Super-antibacterial Ti surfaces via pulse laser 3D patterning of Ag followed by catalytic ceramic conversion

Control of microorganism spread is a key concern for biomedical applications. The presence of bacteria and other pathogens on surfaces can lead to detrimental biological effects, such as infection or implant failure, hence contamination control is vital. Common sterilisation techniques include disinfectants, and high intensity light, however these processes have limited duration and re-exposure to environments will reintroduce contaminants. Furthermore, repeated use of sterilisation techniques may have deleterious health effects, therefore inherent antibacterial properties are desirable

Surface patterning of materials has been evidenced to be effective in resisting bacterial adhesion and biofilm formation, furthermore implantation of ions, such as silver, has established precedent for antimicrobial action. Within this PhD project, novel super-antibacterial Ti surfaces for biomedical applications will be designed and created. To this end, 3D patterned Ag will be deposited on titanium surfaces using pulse laser printing followed by advanced catalytic ceramic conversion to generate innovative 3D patterned TiO2 doped with Ag, combining both surface patterning and antibacterial material doping.

Furthermore, patterned diamond-like carbon (DLC) deposition and properties on varied substrates will be examined. DLC presents excellent biocompatibility in conjunction with high hardness and low coefficients of friction, making it widely applicable for biomedical applications; surface DLC can act to both aid tissue formation on implants, and to prevent ion release from metallic substrates.

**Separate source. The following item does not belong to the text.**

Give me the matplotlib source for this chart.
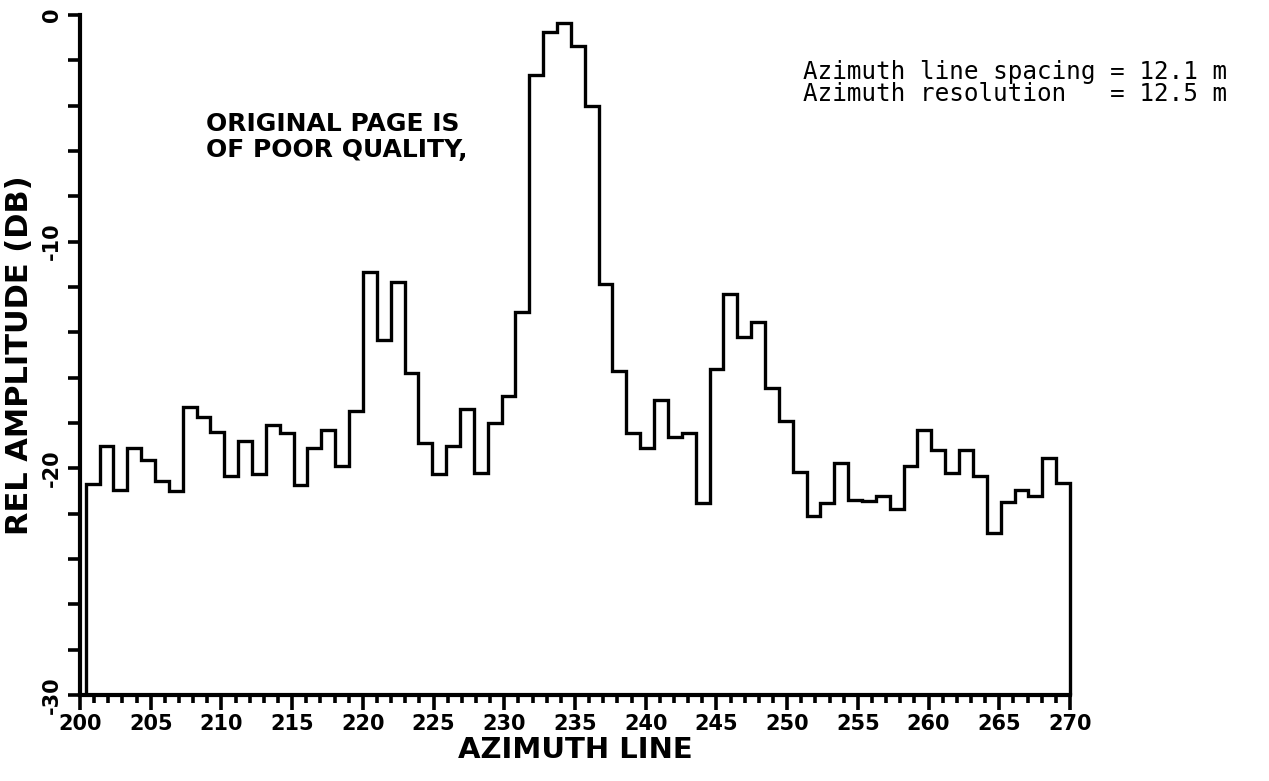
import numpy as np
import matplotlib
matplotlib.use("Agg")
import matplotlib.pyplot as plt
from matplotlib.ticker import MultipleLocator

# relative amplitude (dB) for azimuth lines 200 .. 270
lines = np.arange(200, 271)
rel_amp_db = [
    -20.7, -19.0, -20.95, -19.1, -19.65, -20.55, -21.0, -17.3, -17.75, -18.4,   # 200-209
    -20.35, -18.8, -20.25, -18.1, -18.45, -20.75, -19.1, -18.3, -19.9, -17.45,  # 210-219
    -11.35, -14.35, -11.8, -15.8, -18.9, -20.25, -19.0, -17.4, -20.2, -18.0,    # 220-229
    -16.8, -13.1, -2.65, -0.75, -0.35, -1.35, -4.0, -11.85, -15.7, -18.45,      # 230-239
    -19.1, -17.0, -18.6, -18.45, -21.55, -15.6, -12.3, -14.2, -13.55, -16.45,   # 240-249
    -17.9, -20.15, -22.1, -21.55, -19.75, -21.4, -21.45, -21.2, -21.8, -19.9,   # 250-259
    -18.3, -19.2, -20.2, -19.2, -20.35, -22.85, -21.5, -20.95, -21.2, -19.55,   # 260-269
    -20.65,                                                                     # 270
]

x_ticks = np.arange(200, 271, 5)
y_ticks = [0, -10, -20, -30]
y_ticklabels = ["0", "-10", "-20", "-30"]

note_lines = ["Azimuth line spacing = 12.1 m",
              "Azimuth resolution   = 12.5 m"]
stamp_lines = ["ORIGINAL PAGE IS", "OF POOR QUALITY,"]

plt.rcParams["font.family"] = "DejaVu Sans"

W, H = 1269, 781
fig = plt.figure(figsize=(W / 100, H / 100), dpi=100)
ax = fig.add_axes([80 / W, 1 - 695 / H, 990 / W, 680 / H])

# plotter draws each line as a bin, starting a little past the axis
edges = np.linspace(lines[0] + 0.4, lines[-1], len(lines) + 1)
ax.stairs(rel_amp_db, edges, baseline=-30, color="black", lw=2.4, clip_on=False)

ax.set_xlim(200, 270)
ax.set_ylim(-30, 0)
for side in ["top", "right"]:
    ax.spines[side].set_visible(False)
for side in ["left", "bottom"]:
    ax.spines[side].set_linewidth(3)

ax.set_xticks(x_ticks)
ax.xaxis.set_minor_locator(MultipleLocator(1))
ax.set_yticks(y_ticks)
ax.set_yticklabels(y_ticklabels, rotation=90, va="center")
ax.yaxis.set_minor_locator(MultipleLocator(2))

ax.tick_params(axis="x", which="major", length=11, width=2.6, pad=3, labelsize=15)
ax.tick_params(axis="x", which="minor", length=6, width=2.6)
ax.tick_params(axis="y", which="both", length=9, width=2.6, pad=4, labelsize=15)
for lbl in ax.get_xticklabels() + ax.get_yticklabels():
    lbl.set_fontweight("bold")

ax.set_xlabel("AZIMUTH LINE", fontsize=21, fontweight="bold", labelpad=1)
ax.set_ylabel("REL AMPLITUDE (DB)", fontsize=22, fontweight="bold", labelpad=6)

# stamp and scan notes
fig.text(206 / W, 1 - 131 / H, stamp_lines[0], fontsize=18, fontweight="bold",
         va="baseline")
fig.text(206 / W, 1 - 157 / H, stamp_lines[1], fontsize=18, fontweight="bold",
         va="baseline")
fig.text(803 / W, 1 - 83 / H, "\n".join(note_lines), fontsize=17.5,
         family="DejaVu Sans Mono", va="center", linespacing=0.88)

fig.savefig("out.png", dpi=100, facecolor="white")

DLC coatings also present opportunity for templating of antibacterial patterns through use in injection moulding inserts. Moreover, DLC coatings reduce the friction which opposes mould infilling as well as the forces required for demoulding, therefore improving performance of part production, and increasing mould lives. Femtosecond laser processing facilitates precise formation of textured surfaces, hence, laser-induced periodic surface structures (LIPSS) will be produced on DLC for antibacterial efficacy; patterns which may then be transferred onto injection moulded plastics, such as those used in orthodontics.

If necessary, tri-beam (laser, ion, and electron) surface selective alloying with N and O will be investigated for further property enhancement. The 3D layer structures, microstructures and interfaces will be fully studied using the tri-beam facility, AFM, XPS, Raman spectroscopy, SEM, and TEM. The mechanical properties will be probed using an environmental nano-indentation platform, and the durability of the functionally patterned surfaces will be evaluated through electrochemical and tribological testing. The mechanisms involved will be investigated to advance scientific understanding.